Goldman pays out bonuses of £8bn

Investment bank's pay and bonuses for the year equal to the size of Albania's GDP

New York

Goldman Sachs, the City of London and Wall Street totem, will divvy up a $12.2bn (£7.9bn) pay and bonus pool among its staff, despite public and political anger and in the face of crumbling revenues and profits.

Even though the investment bank said it had cut its remuneration bill – salaries, bonuses and benefits – by more than a fifth, it still came out to about the size of the GDP of Albania and prompted an outcry from unions.

The figures were revealed alongside Goldman's latest annual results, which showed how post-credit crisis regulations and volatility in the eurozone are hurting bank profits. Revenues fell 26 per cent in 2011, the bank said, and profits slumped by 47 per cent to $4.4bn.

Some 42.4 per cent of revenues will go to employees, in the form of salaries, bonuses and benefits, the company said, up from 40.5 per cent last year, though a bank spokeswoman said that an increase in basic pay and benefits was the main reason for the increase.

Year-end bonuses, handed out in the coming weeks, will be down more sharply than revenues, she said.

Goldman also said it diverted $78m from its remuneration pool to fund Goldman Sachs Gives, its charitable organisation.

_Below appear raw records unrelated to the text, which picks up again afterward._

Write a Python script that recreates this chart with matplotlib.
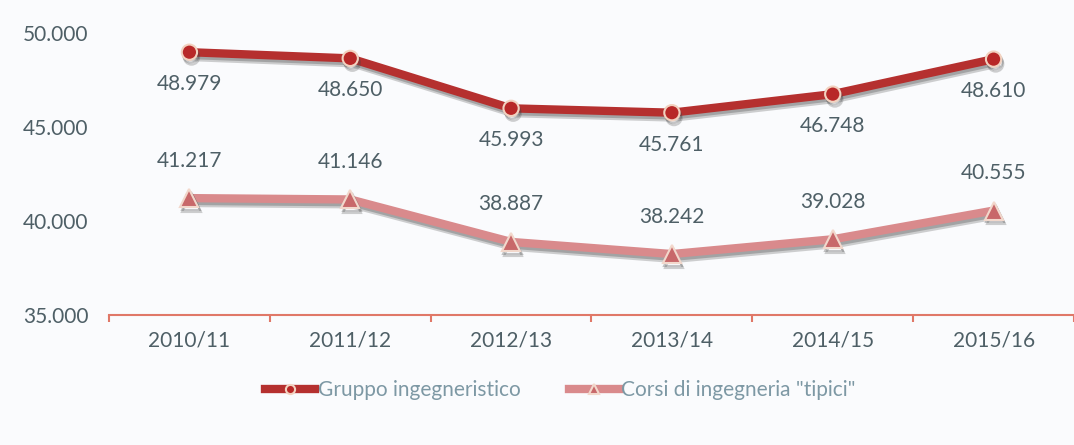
import numpy as np
import matplotlib.pyplot as plt
import matplotlib.patheffects as pe
from matplotlib.ticker import FixedLocator, FuncFormatter

### Data
years = ['2010/11', '2011/12', '2012/13', '2013/14', '2014/15', '2015/16']
gruppo = [48979, 48650, 45993, 45761, 46748, 48610]
tipici = [41217, 41146, 38887, 38242, 39028, 40555]
y_ticks = [35000, 40000, 45000, 50000]

def fmt(v):
    # Italian thousands separator
    return '{:,}'.format(int(v)).replace(',', '.')

### Style
plt.rcParams['font.family'] = ['Lato', 'DejaVu Sans']
red = '#b5302f'
pink = '#d98a8c'
txt = '#4e5f66'
bg = '#fafbfd'

fig = plt.figure(figsize=(10.74, 4.45), dpi=100, facecolor=bg)
ax = fig.add_axes([109/1074, 1 - 315/445, 1 - 109/1074, (315 - 33)/445])
ax.set_facecolor(bg)

x = np.arange(len(years))
shadow = [pe.SimpleLineShadow(offset=(1.5, -3.5), shadow_color='#444444', alpha=0.25, rho=0.3),
          pe.SimpleLineShadow(offset=(1, -2), shadow_color='#444444', alpha=0.3, rho=0.3),
          pe.Normal()]

ax.plot(x, gruppo, color=red, lw=6, marker='o', ms=11, mfc='#b82828',
        mec='#f2d2c0', mew=1.5, path_effects=shadow, label='Gruppo ingegneristico', zorder=3)
ax.plot(x, tipici, color=pink, lw=6, marker='^', ms=13, mfc='#c8686a',
        mec='#f2d8cc', mew=1.5, path_effects=shadow, label='Corsi di ingegneria "tipici"', zorder=3)

for i in range(len(years)):
    ax.annotate(fmt(gruppo[i]), (x[i], gruppo[i]), xytext=(0, -23), textcoords='offset points',
                ha='center', va='center', fontsize=15, color=txt)
    ax.annotate(fmt(tipici[i]), (x[i], tipici[i]), xytext=(0, 27), textcoords='offset points',
                ha='center', va='center', fontsize=15, color=txt)

ax.set_xlim(-0.5, len(years) - 0.5)
ax.set_ylim(35000, 50000)
ax.set_xticks(x)
ax.set_xticklabels(years)
ax.xaxis.set_minor_locator(FixedLocator(np.arange(-0.5, len(years), 1)))
ax.set_yticks(y_ticks)
ax.yaxis.set_major_formatter(FuncFormatter(lambda v, p: fmt(v)))

for s in ['top', 'right', 'left']:
    ax.spines[s].set_visible(False)
ax.spines['bottom'].set_color('#e07868')
ax.spines['bottom'].set_linewidth(1.5)
ax.tick_params(axis='x', which='major', length=0, pad=11, labelsize=15, labelcolor=txt)
ax.tick_params(axis='x', which='minor', length=5, width=1.5, color='#e07868')
ax.tick_params(axis='y', length=0, pad=15, labelsize=15, labelcolor=txt)

leg = fig.legend(loc='center', bbox_to_anchor=(0.522, 1 - 390/445), ncol=2, frameon=False,
                 fontsize=15, handlelength=2.4, handletextpad=0.1, columnspacing=2.35,
                 markerscale=0.6)
for t in leg.get_texts():
    t.set_color('#7d98a4')
for h in leg.legend_handles:
    h.set_path_effects([])

fig.savefig('out.png', dpi=100, facecolor=bg)
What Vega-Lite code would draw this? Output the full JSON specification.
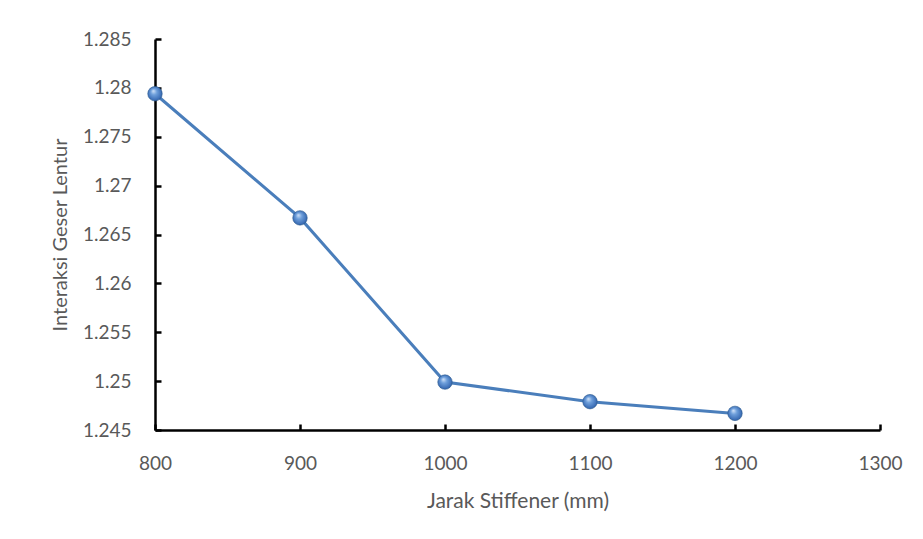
{
  "$schema": "https://vega.github.io/schema/vega-lite/v6.json",
  "width": 725,
  "height": 391,
  "autosize": {"type": "none"},
  "padding": {"left": 155, "top": 39, "right": 43, "bottom": 109},
  "background": "white",
  "config": {
    "view": {"stroke": null},
    "font": "Lato"
  },
  "data": {
    "values": [
      {"jarak": 800, "interaksi": 1.2794},
      {"jarak": 900, "interaksi": 1.2667},
      {"jarak": 1000, "interaksi": 1.2499},
      {"jarak": 1100, "interaksi": 1.2479},
      {"jarak": 1200, "interaksi": 1.2467}
    ]
  },
  "encoding": {
    "x": {
      "field": "jarak",
      "type": "quantitative",
      "scale": {"domain": [800, 1300], "nice": false, "zero": false},
      "axis": {
        "title": "Jarak Stiffener (mm)",
        "values": [800, 900, 1000, 1100, 1200, 1300],
        "format": "d",
        "labelFlush": false,
        "grid": false,
        "domainColor": "black",
        "domainWidth": 2.5,
        "tickColor": "black",
        "tickWidth": 2.5,
        "tickSize": -6,
        "labelPadding": 30,
        "labelColor": "#595959",
        "labelFontSize": 19,
        "labelFont": "Lato",
        "titleFont": "Lato",
        "titleFontSize": 21,
        "titleFontWeight": "normal",
        "titleColor": "#595959",
        "titlePadding": 17
      }
    },
    "y": {
      "field": "interaksi",
      "type": "quantitative",
      "scale": {"domain": [1.245, 1.285], "nice": false, "zero": false},
      "axis": {
        "title": "Interaksi Geser Lentur",
        "values": [1.245, 1.25, 1.255, 1.26, 1.265, 1.27, 1.275, 1.28, 1.285],
        "format": "~g",
        "labelFlush": false,
        "grid": false,
        "domainColor": "black",
        "domainWidth": 2.5,
        "tickColor": "black",
        "tickWidth": 2.5,
        "tickSize": -6,
        "labelPadding": 30,
        "labelColor": "#595959",
        "labelFontSize": 19,
        "labelFont": "Lato",
        "titleFont": "Lato",
        "titleFontSize": 20,
        "titleFontWeight": "normal",
        "titleColor": "#595959",
        "titlePadding": 12
      }
    }
  },
  "layer": [
    {
      "mark": {"type": "line", "color": "#4A7EBB", "strokeWidth": 3}
    },
    {
      "mark": {
        "type": "point",
        "shape": "circle",
        "size": 210,
        "filled": true,
        "opacity": 1,
        "stroke": "#2C5A8F",
        "strokeWidth": 0.6,
        "fill": {
          "gradient": "radial",
          "x1": 0.38, "y1": 0.3, "r1": 0,
          "x2": 0.5, "y2": 0.5, "r2": 0.6,
          "stops": [
            {"offset": 0, "color": "#D6E6FA"},
            {"offset": 0.35, "color": "#6E9FDB"},
            {"offset": 0.8, "color": "#3B6DB5"},
            {"offset": 1, "color": "#244F8A"}
          ]
        }
      }
    }
  ]
}
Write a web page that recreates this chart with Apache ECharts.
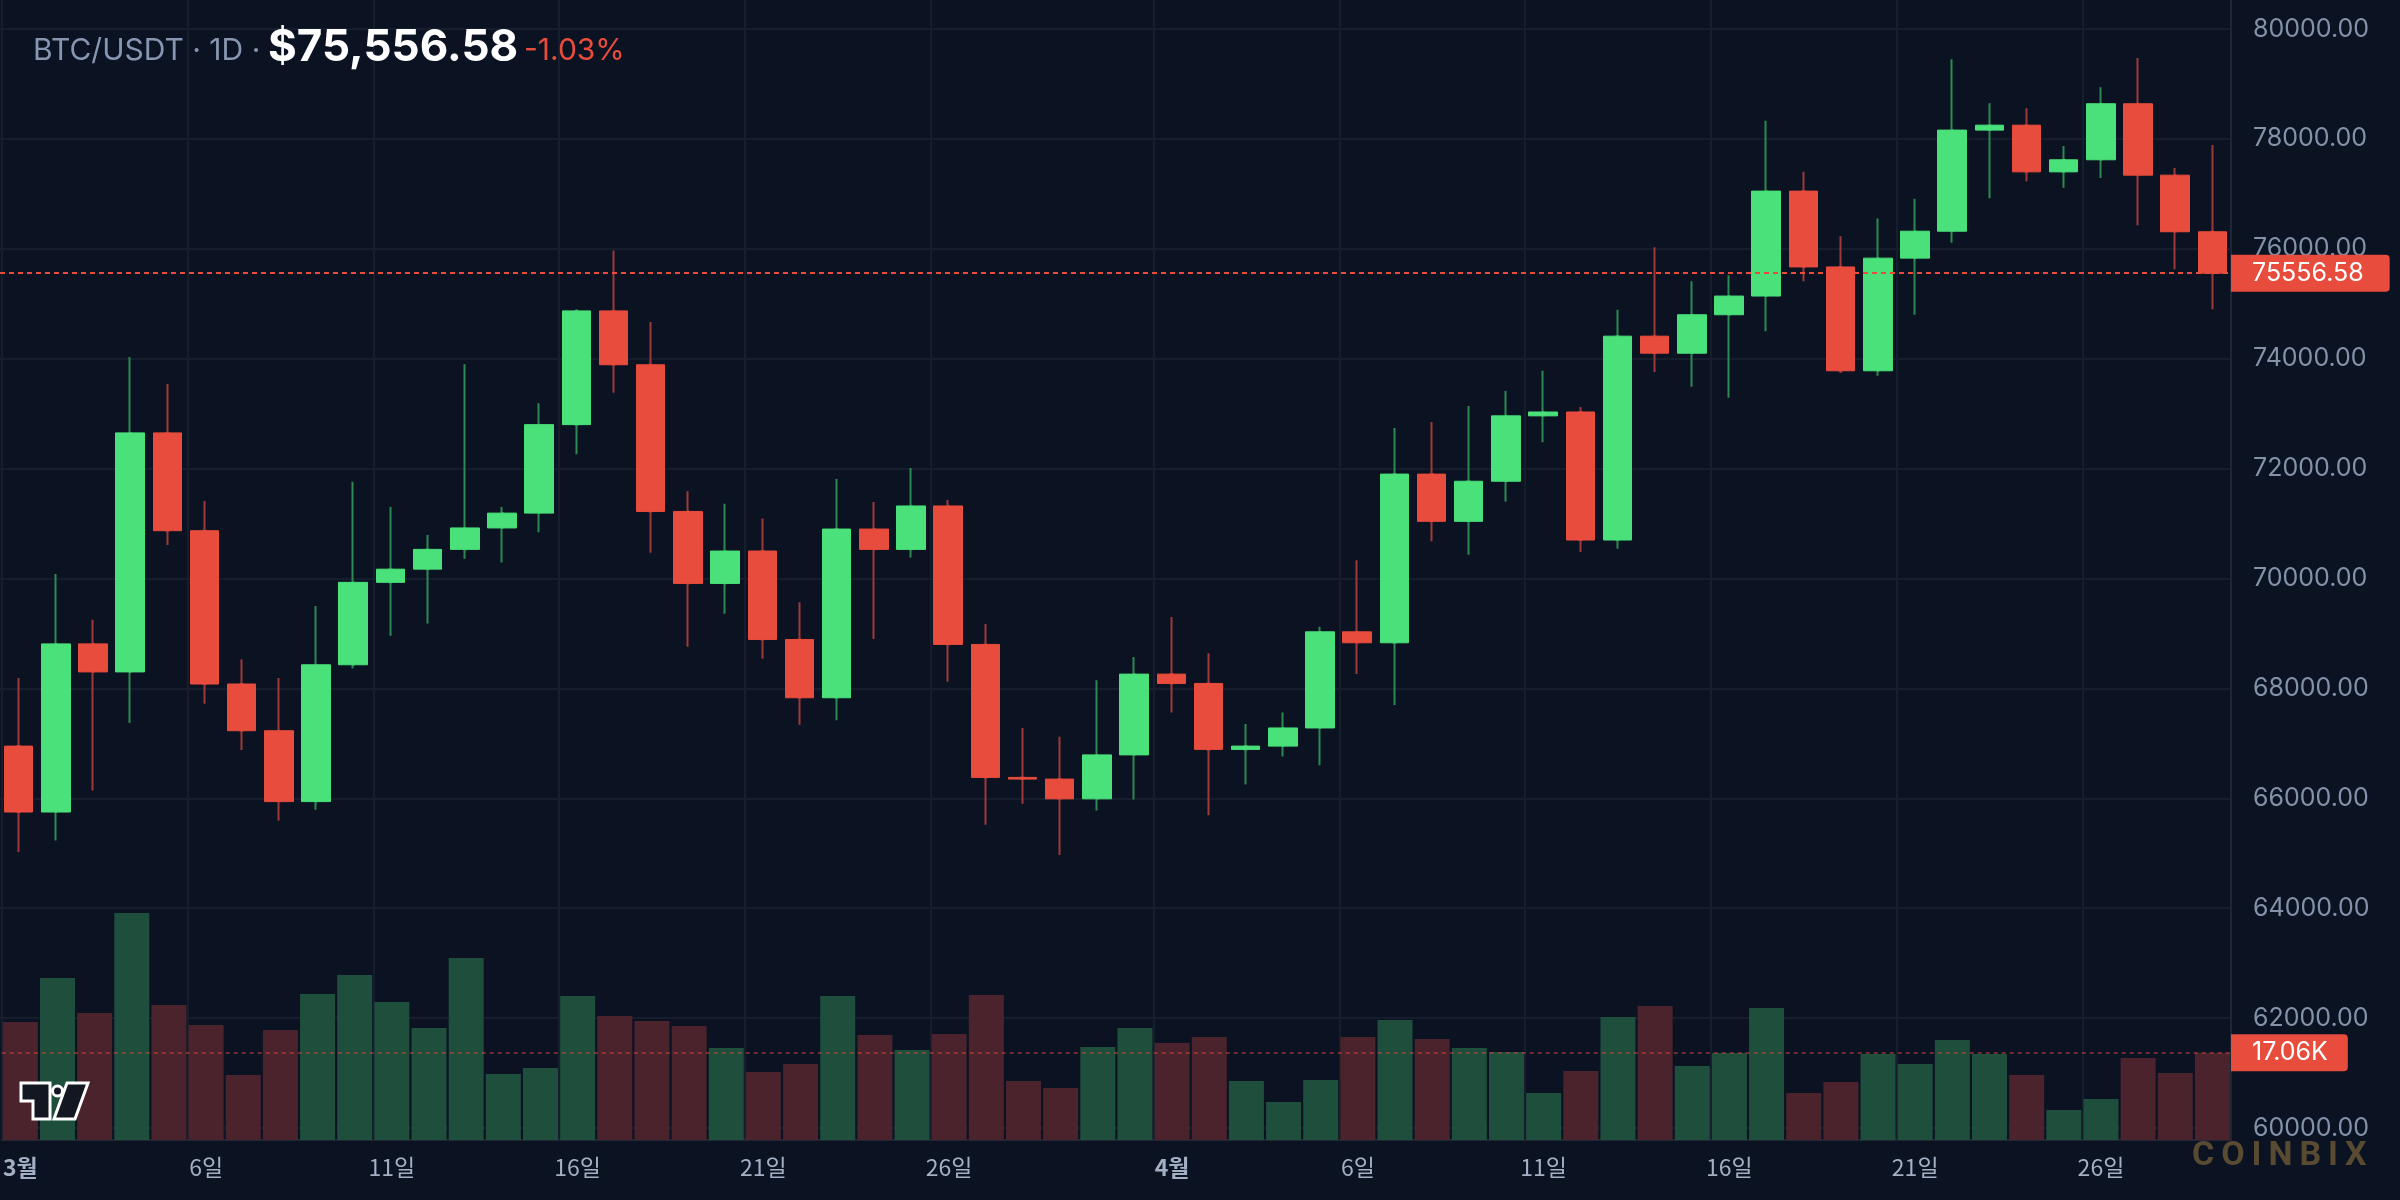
<!DOCTYPE html>
<html>
<head>
<meta charset="utf-8">
<title>BTC/USDT 1D</title>
<script src="https://cdn.jsdelivr.net/npm/echarts@6/dist/echarts.min.js"></script>
<style>
html, body { margin: 0; padding: 0; background: #0b1222; }
#chart { width: 2400px; height: 1200px; }
</style>
</head>
<body>
<div id="chart"></div>
<script>
// daily candles, 1 Mar - 29 Apr
var dates = [
  '03-01','03-02','03-03','03-04','03-05','03-06','03-07','03-08','03-09','03-10',
  '03-11','03-12','03-13','03-14','03-15','03-16','03-17','03-18','03-19','03-20',
  '03-21','03-22','03-23','03-24','03-25','03-26','03-27','03-28','03-29','03-30',
  '03-31','04-01','04-02','04-03','04-04','04-05','04-06','04-07','04-08','04-09',
  '04-10','04-11','04-12','04-13','04-14','04-15','04-16','04-17','04-18','04-19',
  '04-20','04-21','04-22','04-23','04-24','04-25','04-26','04-27','04-28','04-29'
];
var opens = [
  66950, 65750, 68810, 68300, 72650, 70870, 68080, 67230, 65940, 68430,
  69930, 70170, 70530, 70920, 71190, 72800, 74870, 73890, 71220, 69910,
  70500, 68890, 67830, 70900, 70530, 71320, 68800, 66380, 66350, 65990,
  66790, 68260, 68090, 66890, 66950, 67280, 69030, 68830, 71900, 71040,
  71770, 72960, 73030, 70700, 74410, 74100, 74800, 75140, 77050, 75670,
  73780, 75830, 76320, 78160, 78250, 77400, 77620, 78640, 77340, 76310
];
var closes = [
  65750, 68810, 68300, 72650, 70870, 68080, 67230, 65940, 68430, 69930,
  70170, 70530, 70920, 71190, 72800, 74870, 73890, 71220, 69910, 70500,
  68890, 67830, 70900, 70530, 71320, 68800, 66380, 66350, 65990, 66790,
  68260, 68090, 66890, 66950, 67280, 69030, 68830, 71900, 71040, 71770,
  72960, 73030, 70700, 74410, 74100, 74800, 75140, 77050, 75670, 73780,
  75830, 76320, 78160, 78250, 77400, 77620, 78640, 77340, 76310, 75556.58
];
var lows = [
  65025, 65230, 66140, 67370, 70610, 67720, 66880, 65590, 65790, 68360,
  68960, 69180, 70360, 70290, 70840, 72260, 73380, 70470, 68760, 69360,
  68540, 67340, 67420, 68900, 70380, 68120, 65520, 65900, 64970, 65780,
  65980, 67560, 65690, 66250, 66760, 66600, 68260, 67700, 70680, 70430,
  71400, 72480, 70480, 70540, 73760, 73490, 73290, 74500, 75410, 73740,
  73690, 74800, 76110, 76920, 77230, 77110, 77290, 76430, 75630, 74900
];
var highs = [
  68190, 70080, 69250, 74030, 73540, 71410, 68530, 68190, 69500, 71760,
  71300, 70790, 73900, 71300, 73190, 74900, 75970, 74670, 71590, 71360,
  71090, 69570, 71810, 71390, 72010, 71430, 69170, 67280, 67120, 68150,
  68570, 69300, 68640, 67350, 67560, 69120, 70330, 72740, 72850, 73140,
  73410, 73780, 73120, 74890, 76030, 75410, 75520, 78330, 77400, 76230,
  76550, 76910, 79450, 78650, 78560, 77870, 78940, 79470, 77470, 77890
];
// volume in thousands
var volumes = [
  23.06, 31.66, 24.82, 44.36, 26.38, 22.47, 12.70, 21.50, 28.53, 32.25,
  26.97, 21.89, 35.57, 12.90, 14.07, 28.14, 24.23, 23.26, 22.28, 17.98,
  13.29, 14.85, 28.14, 20.52, 17.59, 20.72, 28.34, 11.53, 10.16, 18.17,
  21.89, 18.96, 20.13, 11.53, 7.43, 11.73, 20.13, 23.45, 19.74, 17.98,
  17.20, 9.19, 13.48, 24.04, 26.19, 14.46, 17.00, 25.80, 9.19, 11.33,
  16.81, 14.85, 19.54, 16.81, 12.70, 5.86, 8.01, 16.02, 13.09, 17.06
];
var changePct = -1.03;
var priceMin = 60000, priceMax = 80000, priceStep = 2000;
var volMax = 222.8;

var UP = '#4ae07a', DOWN = '#e74c3c';
var WICK_UP = '#2c8a50', WICK_DOWN = '#a0393a';
var VOL_UP = '#1e4f3d', VOL_DOWN = '#4b232d';
var GRID_LINE = '#161e2e';
var AXIS_LINE = '#1f2737';
var AXIS_TEXT = '#8492a9';
var DATE_TEXT = '#a3afc3';

var wicks = dates.map(function (d, i) {
  return [opens[i], closes[i], lows[i], highs[i]];
});
var bodies = dates.map(function (d, i) {
  return [opens[i], closes[i], Math.min(opens[i], closes[i]), Math.max(opens[i], closes[i])];
});
var last = dates.length - 1;

function showDay(v) {
  var d = +v.split('-')[1];
  return (d - 1) % 5 === 0 && d !== 31;
}

var chart = echarts.init(document.getElementById('chart'));

var option = {
  backgroundColor: '#0b1222',
  animation: false,
  grid: [
    { left: -2, right: 169, top: 29, bottom: 72 },
    { left: -2, right: 169, top: 0, bottom: 60 }
  ],
  xAxis: [
    {
      type: 'category', gridIndex: 0, data: dates, boundaryGap: true,
      axisLine: { show: false }, axisTick: { show: false },
      axisLabel: { show: false }, splitLine: { show: false }
    },
    {
      type: 'category', gridIndex: 1, data: dates, boundaryGap: true,
      axisLine: { show: true, lineStyle: { color: AXIS_LINE, width: 2 } },
      axisTick: { show: false },
      axisLabel: {
        margin: 16,
        interval: function (i, v) { return showDay(v); },
        formatter: function (v) {
          var p = v.split('-');
          var m = +p[0], d = +p[1];
          return d === 1 ? '{m|' + m + '월}' : '{d|' + d + '일}';
        },
        rich: {
          m: { color: DATE_TEXT, fontSize: 23, fontWeight: 'bold', fontFamily: 'Noto Sans CJK KR' },
          d: { color: DATE_TEXT, fontSize: 23, fontFamily: 'Noto Sans CJK KR' }
        }
      },
      splitLine: {
        show: true,
        interval: function (i, v) { return showDay(v); },
        lineStyle: { color: GRID_LINE, width: 2 }
      }
    }
  ],
  yAxis: [
    {
      type: 'value', gridIndex: 0, position: 'right',
      min: priceMin, max: priceMax, interval: priceStep,
      axisLine: { show: false }, axisTick: { show: false },
      axisLabel: {
        margin: 22, color: AXIS_TEXT, fontSize: 25, fontFamily: 'Inter',
        formatter: function (v) { return v.toFixed(2); }
      },
      splitLine: { show: true, lineStyle: { color: GRID_LINE, width: 2 } }
    },
    {
      type: 'value', gridIndex: 1, position: 'right',
      min: 0, max: volMax,
      axisLine: { show: true, lineStyle: { color: AXIS_LINE, width: 2 } },
      axisTick: { show: false }, axisLabel: { show: false },
      splitLine: { show: false }
    }
  ],
  series: [
    {
      name: 'volume', type: 'bar', xAxisIndex: 1, yAxisIndex: 1,
      data: volumes, barWidth: 35,
      itemStyle: {
        color: function (p) {
          return closes[p.dataIndex] >= opens[p.dataIndex] ? VOL_UP : VOL_DOWN;
        }
      },
      markLine: {
        silent: true, symbol: ['none', 'none'],
        lineStyle: { color: 'rgba(231,76,60,0.45)', type: [4, 4], width: 2 },
        label: {
          position: 'end', distance: 0,
          formatter: volumes[last].toFixed(2) + 'K',
          color: '#fff', fontSize: 25, fontFamily: 'Inter',
          backgroundColor: DOWN, padding: [6, 20, 6, 21], borderRadius: [0, 4, 4, 0]
        },
        data: [{ yAxis: volumes[last] }]
      }
    },
    {
      name: 'wick', type: 'candlestick', xAxisIndex: 0, yAxisIndex: 0,
      data: wicks, barWidth: 2,
      itemStyle: {
        color: WICK_UP, color0: WICK_DOWN,
        borderColor: WICK_UP, borderColor0: WICK_DOWN, borderWidth: 2
      }
    },
    {
      name: 'BTC/USDT', type: 'candlestick', xAxisIndex: 0, yAxisIndex: 0,
      data: bodies, barWidth: 29,
      itemStyle: {
        color: UP, color0: DOWN,
        borderColor: UP, borderColor0: DOWN, borderWidth: 1
      },
      markLine: {
        silent: true, symbol: ['none', 'none'],
        lineStyle: { color: DOWN, type: [5, 4], width: 2 },
        label: {
          position: 'end', distance: 0,
          formatter: closes[last].toFixed(2),
          color: '#fff', fontSize: 25, fontFamily: 'Inter',
          backgroundColor: DOWN, padding: [6, 26, 6, 21], borderRadius: [0, 4, 4, 0]
        },
        data: [{ yAxis: closes[last] }]
      }
    }
  ],
  graphic: [
    {
      type: 'text', x: 33, y: 51, z: 100,
      style: { text: 'BTC/USDT · 1D ·', fill: '#8796b0', font: '30px Inter', verticalAlign: 'middle' }
    },
    {
      type: 'text', x: 268, y: 48, z: 100,
      style: { text: '$' + closes[last].toLocaleString('en-US', { minimumFractionDigits: 2 }), fill: '#ffffff', font: 'bold 44px Inter', verticalAlign: 'middle' }
    },
    {
      type: 'text', x: 524, y: 51, z: 100,
      style: { text: changePct.toFixed(2) + '%', fill: DOWN, font: '30px Inter', verticalAlign: 'middle' }
    },
    // logo bottom-left
    {
      type: 'group', z: 100,
      children: [
        { type: 'polygon', z: 100, shape: { points: [[21, 1083], [50, 1083], [50, 1119], [33, 1119], [33, 1101], [21, 1101]] },
          style: { fill: '#131722', stroke: '#ffffff', lineWidth: 3 } },
        { type: 'circle', z: 100, shape: { cx: 57.5, cy: 1091, r: 5 },
          style: { fill: '#131722', stroke: '#ffffff', lineWidth: 3 } },
        { type: 'polygon', z: 100, shape: { points: [[67, 1083], [88, 1083], [75, 1119], [54, 1119]] },
          style: { fill: '#131722', stroke: '#ffffff', lineWidth: 3 } }
      ]
    },
    {
      type: 'text', x: 2192, y: 1156, z: 100,
      style: { text: 'C\u2009O\u2009I\u2009N\u2009B\u2009I\u2009X', fill: '#594a32', font: 'bold 34px Roboto', verticalAlign: 'middle' }
    }
  ]
};

chart.setOption(option);
</script>
</body>
</html>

The bank has shed staff in some of its worst-hit operations and said it expected to save $1.4bn in annual costs once the cuts were fully implemented. It ended the year with 33,300 employees, 2,400 fewer than in 2010. It employs over 5,000 people in London.

The average remuneration for Goldman employees worked out to $367,057 – perhaps the most hotly anticipated single number to come out of the finance industry since the "Occupy" movements turned up the heat on banks. The figure this time last year was $430,700.

TUC general secretary, Brendan Barber, accused Goldman of "brazenly defying their own sliding profits by dishing out pay and top bonuses worth almost £240,000 a head". He said: "This latest example of excessive rewards for mediocrity should give the Government the green light to get tough on top pay. Ministers should start by putting workers on remuneration committees and making pay and bonuses above £260,000 liable for corporation tax."

Goldman is understood to be concentrating the bonus reductions among higher-level employees. The average partner faces cuts of one-half or more, though they could still be taking home between $3m and $6.5m.

Across the investment banking industry, bonuses are expected to be up to 40 per cent lower overall this season, compared to a year ago. As well as the ongoing nervousness caused by eurozone turmoil, which has hit bond trading and curtailed the big corporate deals that Goldman advises on, there has been a wider drop in speculative activity that reflects the lessons learned from the credit crisis.

Lloyd Blankfein, Goldman chief executive, held out the hope of an upturn in the near future. "This past year was dominated by global macro-economic concerns which significantly affected our clients' risk tolerance and willingness to transact," he said. "As economies and markets improve – and we see encouraging signs of this – Goldman Sachs is very well positioned."

Stock market investors hailed the bank's ability to push bonuses lower – not something that seemed possible on Wall Street in the boom years, when employees routinely threatened to walk out if they didn't get their expected payout. Goldman's profit downturn was also less bad than some forecasters had predicted, so its shares jumped more than 6 per cent in early trading.